Well, it’s another year later now. If McCurdy can improve as much this go-round as she did before, she could be primed to put up historic numbers.
2 — Jaasiel Torres, Sarasota High
Not many athletes have the sky-high potential of Sarasota High senior Jaasiel Torres — and his is literal.
At the 2017 Class 4A boys state championship meet, Torres took home the gold. He leaped 6 feet, 7 inches, short of his personal best but 4 inches better than second-place finisher Brian Edwards of Miramar High.
Not bad for someone who started jumping two years previous. He started because he was told he bounced around a lot as a child, and the first time he jumped, he hit 5 feet, 10 inches, or his own height.
Now entering his third year of competitive high jump, Torres could compete not just for state supremacy, but national supremacy.

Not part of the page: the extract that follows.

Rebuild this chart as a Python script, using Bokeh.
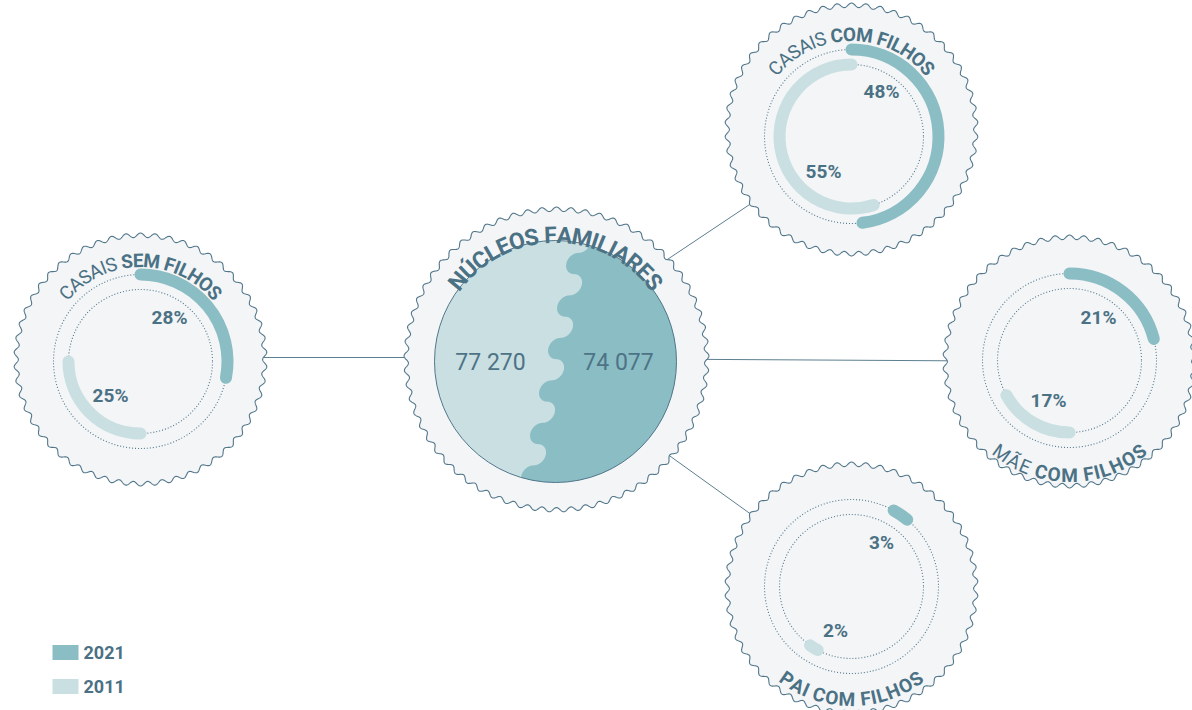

1 — Malachi Wideman, Riverview High
The top spot on our list goes to one of the highest-ranked recruits in the area — in two sports.
Riverview High sophomore Malachi Wideman stars for both the Rams’ football and boys basketball teams. The 6-foot-4 Wideman is a four-star wide receiver, according to Rivals, with a scholarship offer from the Florida Gators. He missed the 2017 football season because of a wrist injury suffered playing AAU basketball in the summer.
He says he’ll be back on the gridiron next fall, not that he needs to be: Wideman is just as good, if not better, at basketball. He’s the kind of player who can nail a through-the-legs dunk during an actual game, as he did Dec. 21 against Gibbs High. Videos of his performances have reached upward of 30,000 views on YouTube.
If you haven’t seem him, 2018 is the time. His profile is going to explode over the next 12 months.